Speaking at the Africa Energies Summit in London on May 14, 2026, the director general of the Petroleum Upstream Regulatory Authority (PURA) Mr Charles Sangweni, said all technical and administrative preparations for the bidding round had already been completed.

He said the remaining step was government approval of the revised MPSA, which is expected to redefine fiscal and contractual terms for investors entering Tanzania’s upstream petroleum sector.

The licensing round will offer 26 exploration blocks. Of these, 23 are located offshore in the Indian Ocean, while three are situated in Lake Tanganyika.

The planned auction marks Tanzania’s first major licensing round in more than a decade.

Authorities hope the exercise will revive exploration activity and attract fresh foreign investment into the country’s natural gas sector.

The launch, however, has faced repeated postponements.

PURA initially planned to unveil the fifth licensing round during the East African Petroleum Conference and Exhibition (EAPCE) held in Dar es Salaam in March 2025.

The process was later deferred to May amid unresolved legal and procedural requirements linked to the revised production-sharing framework.

Government officials have repeatedly maintained that the updated MPSA is intended to improve investor confidence by creating more predictable and transparent commercial terms.

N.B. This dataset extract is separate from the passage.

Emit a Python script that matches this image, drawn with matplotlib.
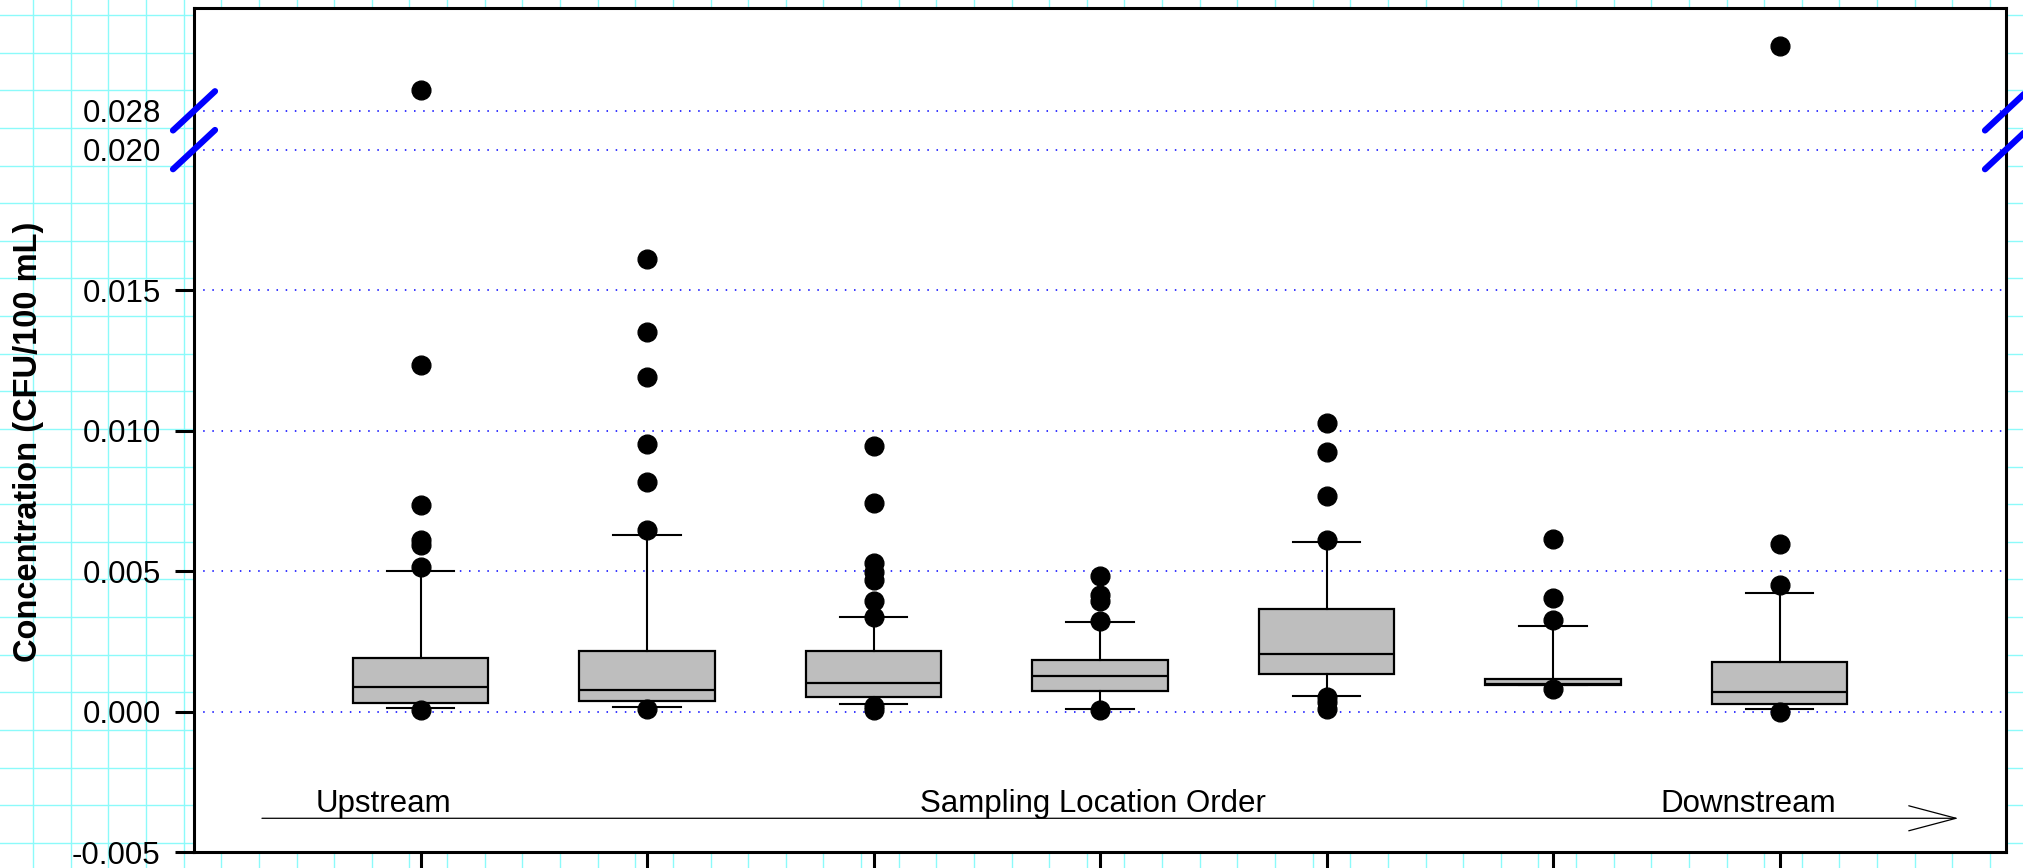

To support the bidding process, PURA has partnered with global geophysical company TGS to provide investors with access to extensive geological and seismic data.

The data package includes magnetic and gravity surveys, 2D and 3D seismic data covering more than 132,000 square kilometres, as well as historical well information.

Officials say this is intended to reduce exploration risks and accelerate investor assessments of Tanzania’s offshore and inland petroleum basins.

Alongside the competitive bidding process, the state-owned Tanzania Petroleum Development Corporation (TPDC) is seeking strategic partners for several exploration areas currently under public development.

These include the Lindi-Mtwara, Eyasi-Wembere, North Mnazi Bay and West Songo Songo blocks.

Tanzania estimates its proven natural gas reserves at more than 57 trillion cubic feet, most of them discovered offshore. Past licensing rounds attracted international firms including Petrobras, Ophir Energy, and Statoil— now Equinor — and Shell.

Major offshore discoveries made between 2010 and 2015 positioned Tanzania among East Africa’s leading gas producers.

The government is also counting on the proposed $42 billion Tanzania LNG project and ongoing developments at the Ntorya gas field to strengthen investor appetite for the sector.

Sangweni said ongoing projects, including the Sh235 billion drilling campaign at the Mnazi Bay block, demonstrated Tanzania’s ability to support large-scale upstream investments and maintain operational stability.